Either your transmission filter is clogged or your transmission fluid is contaminated with metal shavings. Check the condition of the transmission filter and fluid, as well as the bottom of the pan. If one or both of the cases exist, then it is time to change your filter and fluid. Doing it is so simple, you can finish it in just an hour. Before you work under your car, jack it up and place it on jack stands. Next, directly under the transmission drain plug, place a bucket to drain the transmission fluid into it. Remove the drain plug using a socket wrench to start draining the fluid. Once all fluid has been drained, remove the transmission filter and install the new filter. Then pour transmission fluid (Make sure that it is the type recommended by Mitsubishi in your owner's manual). While doing it, check the fluid level using the transmission fluid dipstick. Dispose the old transmission fluid immediately and properly to avoid harmful environmental effects. It is recommended that you change transmission fluid every two years or 30,000 miles, whichever comes first.
One of the seat belts on my Mitsubishi Expo LRV would not retract. Can I make this stubborn thing retract properly again?
The key to a smoothly retracting seat belt is to restore it to its original slippery condition, which can be achieved by cleaning it. Scrub the seat belt, including the plastic loop it slides through, with mild detergent mixed with a little ammonia. If cleaning somehow does not solve the problem, there might be an internal defect in the tractor mechanism. To correct this issue, you will have to replace the seat belt retractor.
What causes premature clutch failure on a Mitsubishi Expo LRV? How is it fixed?

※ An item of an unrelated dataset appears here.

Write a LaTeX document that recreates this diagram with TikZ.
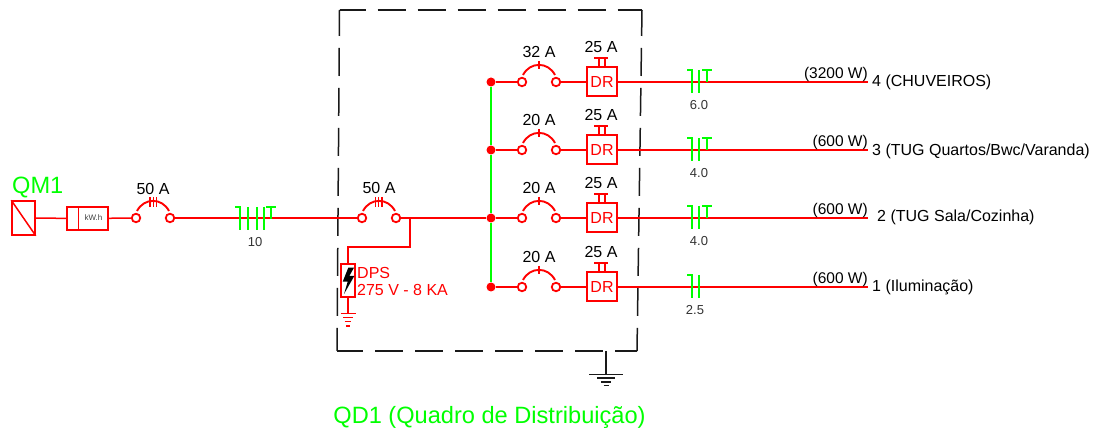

Your only option is to replace a bad clutch. A high-quality aftermarket replacement clutch is recommended because it is likely to last longer than one purchased from the dealer. But before you install a new clutch, inspect first the old clutch so that you know what caused it to fail. For example, if the old clutch is soaked in oil, then that is a clue that a leak caused its demise. At this point, do not attempt to install the new clutch yet—find the source of the leak and fix it first. Aside from leak, another probable cause is repetitively harsh engagement of the clutch at high engine RPM. This damages the clutch hub and stop pins, triggers the facing material to break away from the backing plate, and blows out the compression springs.